### [What the task asks]
Leave out the pictures, then output the lines of the records below from the first through the one containing "import * as d3 from 'd3';".
>> BEGIN
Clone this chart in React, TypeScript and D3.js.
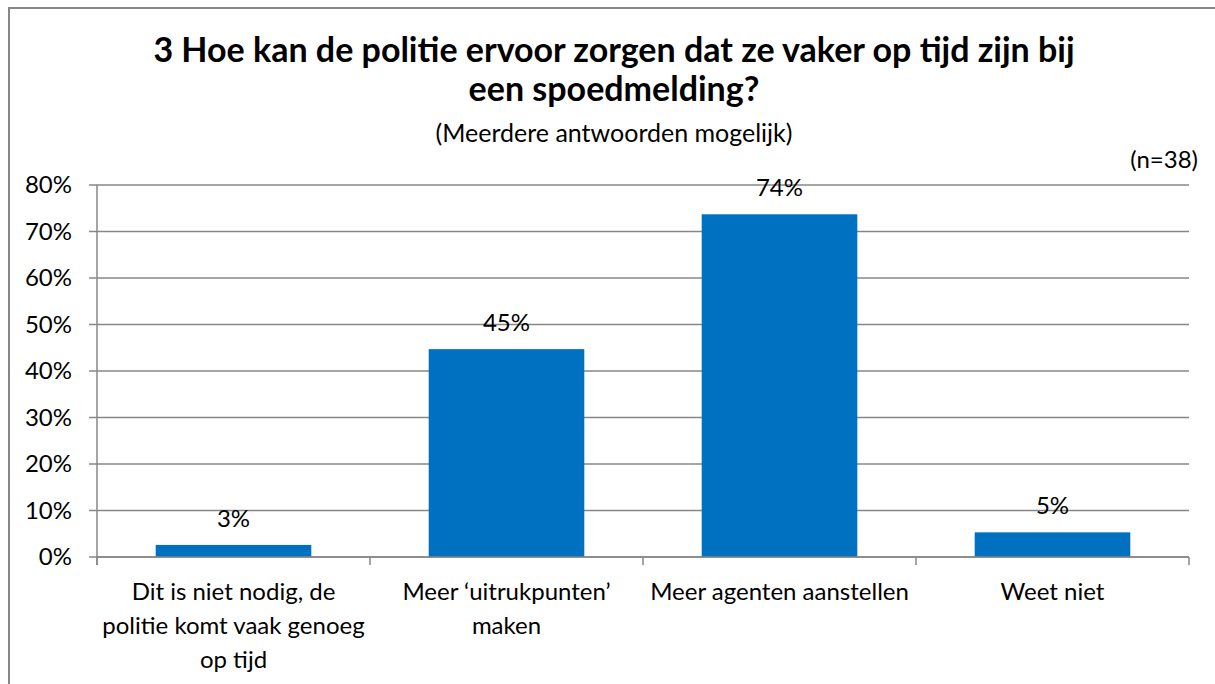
import React from 'react';
import * as d3 from 'd3';

const categories: string[][] = [
  ['Dit is niet nodig, de', 'politie komt vaak genoeg', 'op tijd'],
  ['Meer \u2018uitrukpunten\u2019', 'maken'],
  ['Meer agenten aanstellen'],
  ['Weet niet'],
];
const values: number[] = [2.6, 44.7, 73.7, 5.3];
const valueLabels: string[] = ['3%', '45%', '74%', '5%'];
const yTicks: number[] = [0, 10, 20, 30, 40, 50, 60, 70, 80];

const W = 1215;
const H = 684;
const margin = { top: 185, right: 26, bottom: 127, left: 97 };
const FONT = 'Lato, "Open Sans", sans-serif';
const GRID = '#878787';
const BAR = '#0070C0';
const FS = 24;

const App: React.FC = () => {
  const x = d3.scaleBand<number>()
    .domain(d3.range(values.length))
    .range([margin.left, W - margin.right])
    .paddingInner(0.43)
    .paddingOuter(0.215);

  const y = d3.scaleLinear()
    .domain([0, 80])
    .range([H - margin.bottom, margin.top]);

  const step = x.step();
  const x0 = margin.left;
  const x1 = W - margin.right;
  const yBase = y(0);

  return (
    <svg width={W} height={H} style={{ position: 'fixed', left: 0, top: 0, background: '#fff' }}
      fontFamily={FONT}>
      <rect x={9} y={8} width={W + 20} height={H + 20} fill="#fff" stroke={GRID} strokeWidth={2} />

      {/* title */}
      <text x={614} y={62} textAnchor="middle" fontSize={34} fontWeight="bold" fill="#000">
        3 Hoe kan de politie ervoor zorgen dat ze vaker op tijd zijn bij
      </text>
      <text x={614} y={101} textAnchor="middle" fontSize={34} fontWeight="bold" fill="#000">
        een spoedmelding?
      </text>
      <text x={614} y={142} textAnchor="middle" fontSize={25} fill="#000">
        (Meerdere antwoorden mogelijk)
      </text>
      <text x={1198} y={168} textAnchor="end" fontSize={FS} fill="#000">(n=38)</text>

      {/* gridlines + y ticks */}
      {yTicks.map(t => (
        <g key={t}>
          <line x1={x0 - 8} x2={x1} y1={y(t)} y2={y(t)} stroke={GRID} strokeWidth={1.5} />
          <text x={72} y={y(t)} dy="0.35em" textAnchor="end" fontSize={FS} fill="#000">{t}%</text>
        </g>
      ))}

      {/* y axis */}
      <line x1={x0} x2={x0} y1={margin.top} y2={yBase + 8} stroke={GRID} strokeWidth={1.5} />

      {/* bars */}
      {values.map((v, i) => (
        <rect key={i} x={x(i)!} y={y(v)} width={x.bandwidth()} height={yBase - y(v)} fill={BAR} />
      ))}

      {/* value labels */}
      {values.map((v, i) => (
        <text key={i} x={x(i)! + x.bandwidth() / 2} y={y(v) - 18} textAnchor="middle"
          fontSize={FS} fill="#000">{valueLabels[i]}</text>
      ))}

      {/* x axis */}
      <line x1={x0} x2={x1} y1={yBase} y2={yBase} stroke={GRID} strokeWidth={1.5} />
      {d3.range(values.length + 1).map(i => (
        <line key={i} x1={x0 + i * step} x2={x0 + i * step} y1={yBase} y2={yBase + 8}
          stroke={GRID} strokeWidth={1.5} />
      ))}

      {/* category labels */}
      {categories.map((lines, i) => (
        <text key={i} textAnchor="middle" fontSize={FS} fill="#000">
          {lines.map((l, j) => (
            <tspan key={j} x={x(i)! + x.bandwidth() / 2} y={600 + j * 34}>{l}</tspan>
          ))}
        </text>
      ))}
    </svg>
  );
};

export default App;
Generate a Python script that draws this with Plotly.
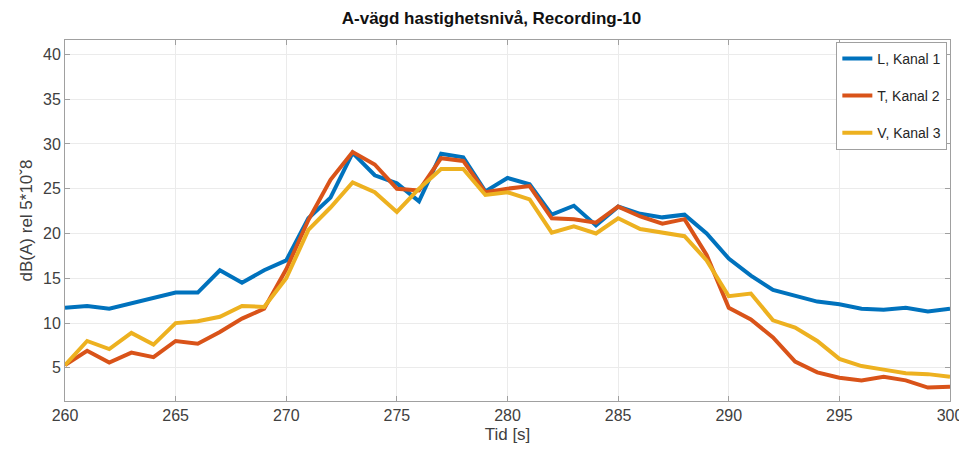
import plotly.graph_objects as go

time_s = list(range(260, 301))
kanal1_L = [11.7, 11.9, 11.6, 12.2, 12.7, 13.4, 13.4, 15.9, 14.5, 15.9,
            17.0, 21.7, 24.0, 29.0, 26.5, 25.6, 23.6, 28.9, 28.5, 24.7,
            26.2, 25.5, 22.1, 23.1, 20.9, 23.0, 22.2, 21.8, 22.1, 20.0,
            17.2, 15.3, 13.7, 13.0, 12.4, 12.1, 11.6, 11.5, 11.7, 11.3, 11.6]
kanal2_T = [5.3, 6.9, 5.6, 6.7, 6.2, 8.0, 7.7, 9.0, 10.5, 11.6,
            16.0, 21.5, 26.0, 29.1, 27.7, 25.0, 24.8, 28.4, 28.1, 24.6,
            25.0, 25.3, 21.7, 21.6, 21.2, 23.0, 21.9, 21.1, 21.6, 17.6,
            11.7, 10.4, 8.4, 5.7, 4.5, 3.9, 3.6, 4.0, 3.6, 2.8, 2.9]
kanal3_V = [5.3, 8.0, 7.1, 8.9, 7.6, 10.0, 10.2, 10.7, 11.9, 11.8,
            15.0, 20.4, 22.9, 25.7, 24.6, 22.4, 25.0, 27.2, 27.2, 24.3,
            24.6, 23.8, 20.1, 20.8, 20.0, 21.7, 20.5, 20.1, 19.7, 17.0,
            13.0, 13.3, 10.3, 9.5, 8.0, 6.0, 5.2, 4.8, 4.4, 4.3, 4.0]

series_names = ["L, Kanal 1", "T, Kanal 2", "V, Kanal 3"]
series_values = [kanal1_L, kanal2_T, kanal3_V]
series_colors = ["#0072BD", "#D95319", "#EDB120"]
x_ticks = list(range(260, 301, 5))
y_ticks = list(range(5, 41, 5))

fig = go.Figure()
for i, (name, vals, col) in enumerate(zip(series_names, series_values, series_colors)):
    fig.add_trace(go.Scatter(x=time_s, y=vals, mode="lines", name=name,
                             legendgroup=f"g{i}",
                             line=dict(color=col, width=4)))

axis_common = dict(showline=True, linecolor="#a0a0a0", linewidth=1, mirror="ticks",
                   ticks="inside", ticklen=5, tickcolor="#a0a0a0",
                   showgrid=True, gridcolor="#ebebeb", zeroline=False,
                   tickfont=dict(size=16, color="#404040"))

fig.update_layout(
    width=967, height=449,
    margin=dict(l=57, r=17, t=32, b=56),
    paper_bgcolor="white", plot_bgcolor="white",
    font=dict(family="Liberation Sans, Arial, sans-serif", color="#262626"),
    title=dict(text="<b>A-vägd hastighetsnivå, Recording-10</b>", x=0.5, xanchor="center",
               y=0.99, yanchor="top", font=dict(size=17, color="#111111")),
    xaxis=dict(range=[260, 300], tickvals=x_ticks,
               title=dict(text="Tid [s]", font=dict(size=17, color="#404040"), standoff=4),
               **axis_common),
    yaxis=dict(range=[1.3, 41.6], tickvals=y_ticks,
               title=dict(text="dB(A) rel 5*10ˇ8", font=dict(size=17, color="#404040"), standoff=6),
               **axis_common),
    legend=dict(x=0.997, xanchor="right", y=0.995, yanchor="top",
                bordercolor="#a0a0a0", borderwidth=1, bgcolor="white",
                font=dict(size=14, color="#262626"), tracegroupgap=16,
                itemwidth=30),
    showlegend=True,
)

fig.write_html("out.html")
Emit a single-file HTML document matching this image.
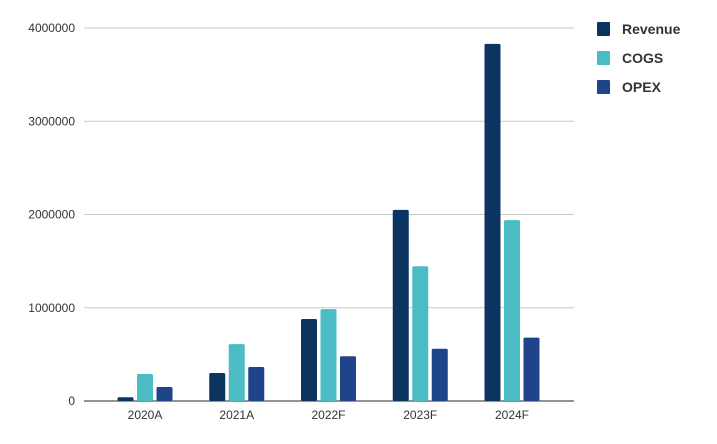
<!DOCTYPE html>
<html><head><meta charset="utf-8"><style>
html,body{margin:0;padding:0;background:#fff;}
svg{display:block;font-family:"Liberation Sans",sans-serif;}
</style></head><body>
<svg id="chart" width="717" height="444" viewBox="0 0 717 444">
<g id="grid"></g>
<g id="yticks"></g>
<g id="bars"></g>
<g id="xticks"></g>
<g id="legend"></g>
</svg>
<script>
const categories = ["2020A","2021A","2022F","2023F","2024F"];
const revenue = [40000, 300000, 880000, 2050000, 3830000];
const cogs = [290000, 610000, 985000, 1445000, 1940000];
const opex = [150000, 365000, 480000, 560000, 680000];
const yTicks = [0, 1000000, 2000000, 3000000, 4000000];
const seriesNames = ["Revenue","COGS","OPEX"];

const NS="http://www.w3.org/2000/svg";
const colors=["#0b3560","#4bbcc3","#1f4489"];
const series=[revenue,cogs,opex];
const x0=84,x1=574,yBase=401,yTop=28,yMax=4000000;
function y(v){return yBase-(v/yMax)*(yBase-yTop);}
function xc(i){return 145+i*91.75;}
function mk(tag,attrs,parent){const e=document.createElementNS(NS,tag);for(const k in attrs)e.setAttribute(k,attrs[k]);parent.appendChild(e);return e;}
const grid=document.getElementById('grid'),yt=document.getElementById('yticks'),bars=document.getElementById('bars'),xt=document.getElementById('xticks'),lg=document.getElementById('legend');
yTicks.forEach(t=>{
  const l=mk('line',{x1:x0,x2:x1,y1:y(t),y2:y(t),stroke:t===0?'#555':'#c8c8c8','stroke-width':t===0?1.3:1},grid);
  
  
  const tx=mk('text',{x:75,y:y(t)+4,'text-anchor':'end','font-size':12,fill:'#333'},yt);
  tx.textContent=t;
  
  
});
const bw=16,step=19.5;
categories.forEach((c,i)=>{
  series.forEach((s,j)=>{
    const bx=xc(i)+(j-1)*step-bw/2;
    const r=mk('rect',{x:bx,y:y(s[i]),width:bw,height:yBase-y(s[i]),fill:colors[j],rx:1.5},bars);
    
    
  });
  const tx=mk('text',{x:xc(i),y:419,'text-anchor':'middle','font-size':12,fill:'#333'},xt);
  tx.textContent=c;
  
  
});
seriesNames.forEach((n,j)=>{
  const yy=22+j*29;
  const r=mk('rect',{x:597,y:yy,width:13,height:14,fill:colors[j],rx:1},lg);
  
  
  const tx=mk('text',{x:622,y:yy+12,'font-size':14,'font-weight':'bold',fill:'#333'},lg);
  tx.textContent=n;
  
  
});
</script>
</body></html>
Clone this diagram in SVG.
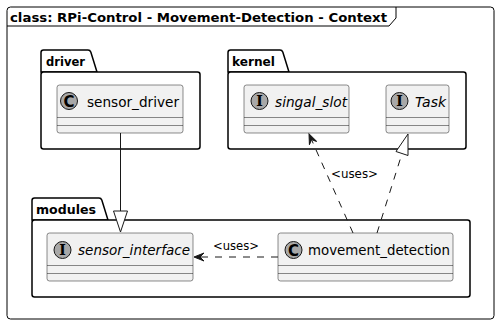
<svg xmlns="http://www.w3.org/2000/svg" width="499" height="326" viewBox="0 0 499 326">
  <style>
    .frame { fill: none; stroke: #000; stroke-width: 1; }
    .pkg { fill: #fff; stroke: #000; stroke-width: 1.5; }
    .cls { fill: #F1F1F1; stroke: #181818; stroke-width: 0.5; }
    .sep { stroke: #181818; stroke-width: 0.5; }
    .badge { fill: #A8A8A8; stroke: #181818; stroke-width: 1; }
    .bold { font-family: "DejaVu Sans", sans-serif; font-weight: bold; font-size: 13px; fill: #000; }
    .name { font-family: "DejaVu Sans", sans-serif; font-size: 14px; fill: #000; }
    .iname { font-family: "DejaVu Sans", sans-serif; font-size: 14px; font-style: italic; fill: #000; }
    .letter { font-family: "DejaVu Sans", sans-serif; font-weight: bold; font-size: 15px; fill: #000; text-anchor: middle; }
    .iletter { font-family: "DejaVu Serif", serif; font-weight: bold; font-size: 14px; fill: #000; text-anchor: middle; }
    .label { font-family: "DejaVu Sans", sans-serif; font-size: 12px; fill: #000; }
    .solid { fill: none; stroke: #181818; stroke-width: 1; }
    .dash { fill: none; stroke: #181818; stroke-width: 1; stroke-dasharray: 7 7; }
    .head { fill: #fff; stroke: #181818; stroke-width: 1; }
  </style>
  <defs>
    <marker id="open" viewBox="0 0 12 12" refX="10" refY="6" markerWidth="12" markerHeight="12" markerUnits="userSpaceOnUse" orient="auto">
      <path d="M0,2 L10,6 L0,10 L4,6 Z" fill="#181818" stroke="#181818" stroke-width="1"/>
    </marker>
  </defs>

  <!-- outer frame with title tab -->
  <g id="frame">
    <rect class="frame" x="7" y="7" width="487" height="312" rx="3.5"/>
    <path class="frame" d="M7,26 L389,26 L396,18 L396,7"/>
    <text class="bold" x="10" y="21.5" textLength="377" lengthAdjust="spacingAndGlyphs">class: RPi-Control - Movement-Detection - Context</text>
  </g>

  <!-- package: driver -->
  <g id="pkg-driver">
    <path class="pkg" d="M41,72 L41,52.5 Q41,50 43.5,50 L88,50 Q90,50 90.8,52 L97,72 Z"/>
    <rect class="pkg" x="41" y="72" width="159" height="77" rx="2.5"/>
    <text class="bold" x="46" y="66" textLength="39" lengthAdjust="spacingAndGlyphs">driver</text>
  </g>

  <!-- package: kernel -->
  <g id="pkg-kernel">
    <path class="pkg" d="M228,72 L228,52.5 Q228,50 230.5,50 L280,50 Q282,50 282.8,52 L289,72 Z"/>
    <rect class="pkg" x="228" y="72" width="238" height="77" rx="2.5"/>
    <text class="bold" x="232" y="66" textLength="43" lengthAdjust="spacingAndGlyphs">kernel</text>
  </g>

  <!-- package: modules -->
  <g id="pkg-modules">
    <path class="pkg" d="M32,220 L32,200.5 Q32,198 34.5,198 L99,198 Q101,198 101.8,200 L108,220 Z"/>
    <rect class="pkg" x="32" y="220" width="438" height="77" rx="2.5"/>
    <text class="bold" x="36" y="214" textLength="60" lengthAdjust="spacingAndGlyphs">modules</text>
  </g>

  <!-- class: sensor_driver -->
  <g id="sensor_driver">
    <rect class="cls" x="57" y="85" width="126" height="48" rx="2.5"/>
    <line class="sep" x1="57" y1="117.5" x2="183" y2="117.5"/>
    <line class="sep" x1="57" y1="125.5" x2="183" y2="125.5"/>
    <circle class="badge" cx="69" cy="101" r="8.5"/>
    <text class="letter" x="69" y="106.5">C</text>
    <text class="name" x="87" y="106.5" textLength="92" lengthAdjust="spacingAndGlyphs">sensor_driver</text>
  </g>

  <!-- interface: singal_slot -->
  <g id="singal_slot">
    <rect class="cls" x="244" y="85" width="105" height="48" rx="2.5"/>
    <line class="sep" x1="244" y1="117.5" x2="349" y2="117.5"/>
    <line class="sep" x1="244" y1="125.5" x2="349" y2="125.5"/>
    <circle class="badge" cx="259.5" cy="101" r="8.5"/>
    <text class="iletter" x="259.5" y="106">I</text>
    <text class="iname" x="275" y="106.5" textLength="72" lengthAdjust="spacingAndGlyphs">singal_slot</text>
  </g>

  <!-- interface: Task -->
  <g id="Task">
    <rect class="cls" x="386" y="85" width="63" height="48" rx="2.5"/>
    <line class="sep" x1="386" y1="117.5" x2="449" y2="117.5"/>
    <line class="sep" x1="386" y1="125.5" x2="449" y2="125.5"/>
    <circle class="badge" cx="399.5" cy="101" r="8.5"/>
    <text class="iletter" x="399.5" y="106">I</text>
    <text class="iname" x="415" y="106.5" textLength="31" lengthAdjust="spacingAndGlyphs">Task</text>
  </g>

  <!-- interface: sensor_interface -->
  <g id="sensor_interface">
    <rect class="cls" x="47" y="233" width="146" height="48" rx="2.5"/>
    <line class="sep" x1="47" y1="265.5" x2="193" y2="265.5"/>
    <line class="sep" x1="47" y1="273.5" x2="193" y2="273.5"/>
    <circle class="badge" cx="62.5" cy="250" r="8.5"/>
    <text class="iletter" x="62.5" y="255">I</text>
    <text class="iname" x="78" y="254.5" textLength="112" lengthAdjust="spacingAndGlyphs">sensor_interface</text>
  </g>

  <!-- class: movement_detection -->
  <g id="movement_detection">
    <rect class="cls" x="278" y="233" width="175" height="48" rx="2.5"/>
    <line class="sep" x1="278" y1="265.5" x2="453" y2="265.5"/>
    <line class="sep" x1="278" y1="273.5" x2="453" y2="273.5"/>
    <circle class="badge" cx="293.5" cy="250" r="8.5"/>
    <text class="letter" x="293.5" y="255.5">C</text>
    <text class="name" x="308" y="254.5" textLength="142" lengthAdjust="spacingAndGlyphs">movement_detection</text>
  </g>

  <!-- relations -->
  <g id="connectors">
    <!-- sensor_driver implements sensor_interface -->
    <line class="solid" x1="120.5" y1="133" x2="120.5" y2="211"/>
    <polygon class="head" points="113.5,211 127.5,211 120.5,232"/>

    <!-- movement_detection uses singal_slot -->
    <line class="dash" x1="353" y1="233" x2="309" y2="134" marker-end="url(#open)"/>
    <text class="label" x="331" y="178" textLength="47" lengthAdjust="spacingAndGlyphs">&lt;uses&gt;</text>

    <!-- movement_detection implements Task -->
    <line class="dash" x1="377" y1="233" x2="402" y2="153.5"/>
    <polygon class="head" points="408,134 396,151.5 408,155.5"/>

    <!-- movement_detection uses sensor_interface -->
    <line class="dash" x1="278" y1="257" x2="194" y2="257" marker-end="url(#open)"/>
    <text class="label" x="213" y="250" textLength="46" lengthAdjust="spacingAndGlyphs">&lt;uses&gt;</text>
  </g>
</svg>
>> END
### [Answer below]
Clone this chart in React, TypeScript and D3.js.
import React from 'react';
import * as d3 from 'd3';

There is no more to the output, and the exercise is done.